Holding veto power, Durkan says she can't support $500 head tax OK'd by City Council committee





SEATTLE -- A Seattle City Council committee approved a $500 per year head tax for large companies on a 5-4 vote Friday.

The final City Council vote is scheduled for Monday.

After the committee vote, Mayor Jenny Durkan issued a statement in which she said, “Unfortunately, the bill that passed out of committee hurts workers by stopping these good jobs, so I cannot support it.”

The $500 head tax would generate $75 million per year to build affordable units to house homeless people.

Many who showed up to the committee meeting blasted a last-minute compromise supported by Durkan that would have cut the $500 a year tax per employee in half -- to $250. That proposal was estimated to generate $40 million a year in revenue.

"Mayor Durkan must have misread -- she is proposing $40 million, maybe she left out a zero,” said one speaker, alluding to a new consultant study that says King County would need to spend $400 million a year to solve the homeless crisis.

“I cannot support a $250 (per employee) proposal,” City Councilmember Lorena Gonzalez said, referring to the Durkan proposal.

It's a deal that construction workers desperately wanted.

“We need a compromise and see what a win looks like for all of us here and not just one group,” said Monty Anderson, executive secretary of the Seattle/King County Building Trades.

Anderson said he had  talked to Amazon and that the company would have gone along with a $250 employee head tax per year.

“If we get to some middle ground, those people are going to go back to work,” Anderson said.

Amazon halted construction on a big building downtown over the head tax issue. The building is supposed to house 7,000 new jobs.

But the $250 deal didn’t have enough votes, dying in a 4-5 vote.

“Vote for the strongest possible tax for big business,” Councilmember Kshama Sawant had argued.

“Her views are not sustainable for us to be productive in this city,” Anderson countered.

Council members who also disagreed with Sawant included Debora Juarez.

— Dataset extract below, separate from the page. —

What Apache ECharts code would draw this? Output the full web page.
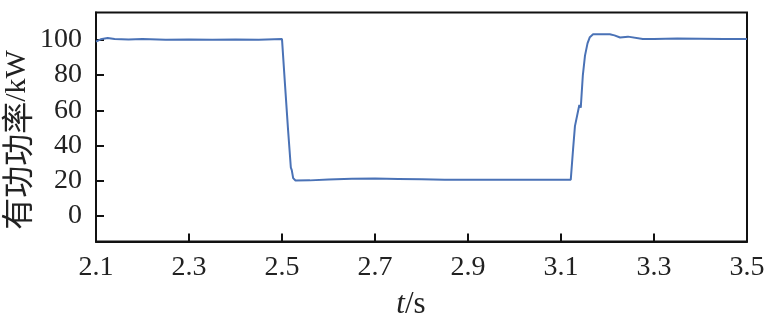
<!DOCTYPE html>
<html>
<head>
<meta charset="utf-8">
<script src="https://cdn.jsdelivr.net/npm/echarts@6/dist/echarts.min.js"></script>
<style>html,body{margin:0;padding:0;background:#fff}#c{width:774px;height:325px}</style>
</head>
<body>
<div id="c"></div>
<script>
var times = [2.100,2.110,2.125,2.140,2.170,2.200,2.250,2.300,2.350,2.400,2.450,2.500,2.5066,2.513,2.519,2.521,2.524,2.529,2.560,2.600,2.650,2.700,2.750,2.800,2.850,2.900,2.950,3.000,3.050,3.100,3.121,3.126,3.130,3.1394,3.1425,3.147,3.1516,3.157,3.162,3.169,3.205,3.215,3.227,3.244,3.276,3.300,3.350,3.400,3.450,3.500];
var power = [99.0,100.3,101.0,100.5,100.2,100.5,100.0,100.2,100.1,100.2,100.1,100.4,74,49,27.5,26,21.5,20.1,20.2,20.7,21.1,21.2,21.0,20.8,20.6,20.5,20.6,20.6,20.6,20.6,20.6,38,51,63,61.5,80,91,98,101.5,103.1,103.2,102.5,101.3,101.8,100.4,100.5,100.7,100.6,100.5,100.5];
var xTicks = [2.1,2.3,2.5,2.7,2.9,3.1,3.3,3.5];
var yTicks = [0,20,40,60,80,100];
var yTitleCjk = '有功功率';
var yTitleUnit = '/kW';
var xTitleVar = 't';
var xTitleUnit = '/s';

var data = times.map(function(t,i){return [t, power[i]];});
var chart = echarts.init(document.getElementById('c'), null, {renderer:'canvas'});
var serif = 'Liberation Serif, "Times New Roman", serif';
var cjk = '"Noto Sans CJK SC", sans-serif';
chart.setOption({
  animation:false,
  backgroundColor:'#fff',
  grid:{left:96,right:27,top:12.5,bottom:83.5,containLabel:false,outerBoundsMode:'none',show:true,borderColor:'#111',borderWidth:2,backgroundColor:'transparent'},
  graphic:[{
    type:'text',x:17,y:140,rotation:Math.PI/2,
    style:{text:'{c|'+yTitleCjk+'}{s|'+yTitleUnit+'}',align:'center',verticalAlign:'middle',fill:'#222',
      rich:{c:{fontFamily:cjk,fontSize:32,fill:'#222'},s:{fontFamily:serif,fontSize:30,fill:'#222'}}}
  },{
    type:'text',x:411,y:305,
    style:{text:'{i|'+xTitleVar+'}{s|'+xTitleUnit+'}',align:'center',verticalAlign:'middle',fill:'#222',
      rich:{i:{fontFamily:serif,fontStyle:'italic',fontSize:31,fill:'#222'},s:{fontFamily:serif,fontSize:31,fill:'#222'}}}
  }],
  xAxis:{
    type:'value',min:2.1,max:3.5,
    splitLine:{show:false},
    axisLine:{onZero:false,lineStyle:{color:'#111',width:2}},
    axisTick:{inside:true,length:8,lineStyle:{color:'#111',width:2},customValues:xTicks},
    axisLabel:{customValues:xTicks,formatter:function(v){return v.toFixed(1);},color:'#222',fontSize:28,fontFamily:serif,margin:12}
  },
  yAxis:{
    type:'value',min:-14.5,max:115.5,
    splitLine:{show:false},
    axisLine:{onZero:false,lineStyle:{color:'#111',width:2}},
    axisTick:{inside:true,length:8,lineStyle:{color:'#111',width:2},customValues:yTicks},
    axisLabel:{customValues:yTicks,color:'#222',fontSize:28,fontFamily:serif,margin:14}
  },
  series:[{
    type:'line',data:data,showSymbol:false,smooth:false,
    lineStyle:{color:'#4a72b6',width:2},
    clip:true
  }]
});
</script>
</body>
</html>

“This is not going to be a ripple effect, it will be tidal wave because we are not going to stay in this economic boom forever,” Juarez said.

Councilmember Bruce Harrell, who came up with the $250 proposal supported by Durkan, says the council is at a deadlock.

“We are going to expect the mayor to step up, the next 30 days will be very interesting. I don't expect the votes to change Monday,” Harrell said.

Harrell means a veto by the mayor if the final votes are the same on Monday.

We asked Sawant what her next move would be if Durkan does veto.

“We come back to committee, we can continue the conversation,” Sawant said.

But Sawant is not willing to budge from the original proposal of $500 tax per worker a year.